======== Data shown ========

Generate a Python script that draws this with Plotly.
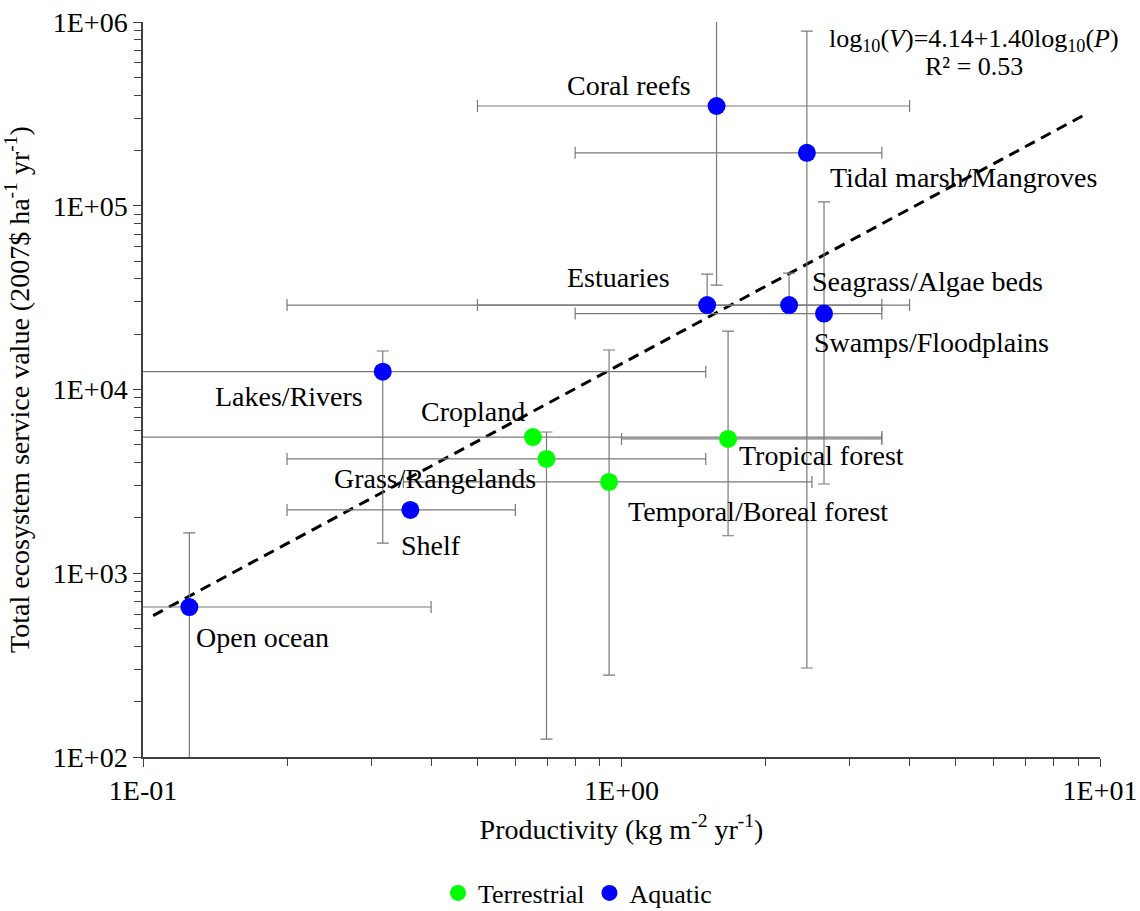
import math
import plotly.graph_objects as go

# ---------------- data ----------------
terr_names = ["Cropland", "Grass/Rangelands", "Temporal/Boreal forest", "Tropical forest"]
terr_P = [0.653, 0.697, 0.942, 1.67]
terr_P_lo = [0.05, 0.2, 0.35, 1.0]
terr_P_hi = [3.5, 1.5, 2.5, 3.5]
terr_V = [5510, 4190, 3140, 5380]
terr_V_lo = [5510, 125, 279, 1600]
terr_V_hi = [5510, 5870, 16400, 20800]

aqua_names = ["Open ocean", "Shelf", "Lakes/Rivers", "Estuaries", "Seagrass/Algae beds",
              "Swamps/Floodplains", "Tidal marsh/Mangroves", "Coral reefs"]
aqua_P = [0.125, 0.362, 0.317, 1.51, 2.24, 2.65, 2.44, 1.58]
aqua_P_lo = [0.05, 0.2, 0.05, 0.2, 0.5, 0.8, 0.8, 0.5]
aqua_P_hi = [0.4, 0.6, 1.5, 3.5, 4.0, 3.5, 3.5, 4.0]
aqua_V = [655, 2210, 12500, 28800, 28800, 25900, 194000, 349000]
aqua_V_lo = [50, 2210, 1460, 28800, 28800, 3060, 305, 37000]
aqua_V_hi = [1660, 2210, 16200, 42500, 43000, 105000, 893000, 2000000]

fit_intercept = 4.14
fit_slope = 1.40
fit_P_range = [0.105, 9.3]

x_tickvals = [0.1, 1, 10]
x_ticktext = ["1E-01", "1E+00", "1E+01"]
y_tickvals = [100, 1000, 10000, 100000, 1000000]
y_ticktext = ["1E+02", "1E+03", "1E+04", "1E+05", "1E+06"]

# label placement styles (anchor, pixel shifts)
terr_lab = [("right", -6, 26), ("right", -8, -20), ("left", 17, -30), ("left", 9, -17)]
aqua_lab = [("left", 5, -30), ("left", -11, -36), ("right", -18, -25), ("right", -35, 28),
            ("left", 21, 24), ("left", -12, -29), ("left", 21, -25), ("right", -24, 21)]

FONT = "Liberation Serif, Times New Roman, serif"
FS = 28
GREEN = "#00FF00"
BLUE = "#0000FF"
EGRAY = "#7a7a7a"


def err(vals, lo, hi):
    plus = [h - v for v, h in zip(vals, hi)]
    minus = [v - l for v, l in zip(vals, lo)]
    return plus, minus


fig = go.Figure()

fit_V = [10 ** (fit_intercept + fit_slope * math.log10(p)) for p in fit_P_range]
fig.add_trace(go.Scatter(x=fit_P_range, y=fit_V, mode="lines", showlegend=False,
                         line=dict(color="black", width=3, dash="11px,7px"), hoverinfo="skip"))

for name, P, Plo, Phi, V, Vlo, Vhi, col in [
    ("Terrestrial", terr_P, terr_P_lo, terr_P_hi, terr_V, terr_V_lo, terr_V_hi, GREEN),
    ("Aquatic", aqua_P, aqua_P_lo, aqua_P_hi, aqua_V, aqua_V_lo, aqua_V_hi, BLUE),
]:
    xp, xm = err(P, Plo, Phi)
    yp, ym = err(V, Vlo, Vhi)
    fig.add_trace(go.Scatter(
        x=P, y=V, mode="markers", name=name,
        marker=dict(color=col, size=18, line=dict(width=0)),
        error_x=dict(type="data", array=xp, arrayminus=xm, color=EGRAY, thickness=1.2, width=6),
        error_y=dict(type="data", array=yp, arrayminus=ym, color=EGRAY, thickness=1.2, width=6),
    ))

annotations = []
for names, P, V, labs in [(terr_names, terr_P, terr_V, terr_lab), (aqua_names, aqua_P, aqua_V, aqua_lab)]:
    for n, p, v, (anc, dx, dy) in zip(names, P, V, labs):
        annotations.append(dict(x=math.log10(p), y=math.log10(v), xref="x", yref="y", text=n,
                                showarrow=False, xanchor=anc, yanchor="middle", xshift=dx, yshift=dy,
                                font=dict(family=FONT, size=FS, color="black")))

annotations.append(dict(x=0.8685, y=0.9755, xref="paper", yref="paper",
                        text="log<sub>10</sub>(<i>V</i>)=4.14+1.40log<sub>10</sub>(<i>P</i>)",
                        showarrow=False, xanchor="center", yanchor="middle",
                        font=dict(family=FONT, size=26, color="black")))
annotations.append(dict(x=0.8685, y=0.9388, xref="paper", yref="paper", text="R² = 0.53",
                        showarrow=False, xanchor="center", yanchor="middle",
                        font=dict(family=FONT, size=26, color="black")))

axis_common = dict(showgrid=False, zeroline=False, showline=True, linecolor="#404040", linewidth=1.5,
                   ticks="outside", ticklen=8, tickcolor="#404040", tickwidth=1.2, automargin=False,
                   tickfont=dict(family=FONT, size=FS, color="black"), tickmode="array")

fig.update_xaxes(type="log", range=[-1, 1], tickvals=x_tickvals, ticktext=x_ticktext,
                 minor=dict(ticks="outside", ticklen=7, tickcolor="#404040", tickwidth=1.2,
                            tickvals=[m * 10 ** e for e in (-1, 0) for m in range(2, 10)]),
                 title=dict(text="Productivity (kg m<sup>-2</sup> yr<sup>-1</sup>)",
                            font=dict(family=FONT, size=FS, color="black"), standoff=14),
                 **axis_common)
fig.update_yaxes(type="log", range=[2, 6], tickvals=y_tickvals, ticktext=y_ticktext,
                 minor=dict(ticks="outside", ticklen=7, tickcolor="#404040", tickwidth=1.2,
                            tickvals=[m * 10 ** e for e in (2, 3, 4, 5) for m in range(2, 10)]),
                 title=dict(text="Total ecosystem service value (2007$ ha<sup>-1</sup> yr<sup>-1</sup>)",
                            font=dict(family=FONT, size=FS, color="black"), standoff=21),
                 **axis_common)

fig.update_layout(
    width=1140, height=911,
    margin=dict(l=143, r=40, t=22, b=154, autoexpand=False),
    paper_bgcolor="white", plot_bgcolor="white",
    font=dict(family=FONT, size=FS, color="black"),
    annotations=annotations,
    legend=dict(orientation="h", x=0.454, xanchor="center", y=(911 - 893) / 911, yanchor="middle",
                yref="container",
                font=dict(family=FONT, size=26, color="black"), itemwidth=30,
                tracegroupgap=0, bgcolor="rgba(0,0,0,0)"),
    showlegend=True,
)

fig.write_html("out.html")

========

Objective » From the first line of the material down to the line containing "terr_V_hi = [5510, 5870, 16400, 20800]", inclusive, return each line exactly, skipping any picture.

Right answer »
Generate a Python script that draws this with Plotly.
import math
import plotly.graph_objects as go

# ---------------- data ----------------
terr_names = ["Cropland", "Grass/Rangelands", "Temporal/Boreal forest", "Tropical forest"]
terr_P = [0.653, 0.697, 0.942, 1.67]
terr_P_lo = [0.05, 0.2, 0.35, 1.0]
terr_P_hi = [3.5, 1.5, 2.5, 3.5]
terr_V = [5510, 4190, 3140, 5380]
terr_V_lo = [5510, 125, 279, 1600]
terr_V_hi = [5510, 5870, 16400, 20800]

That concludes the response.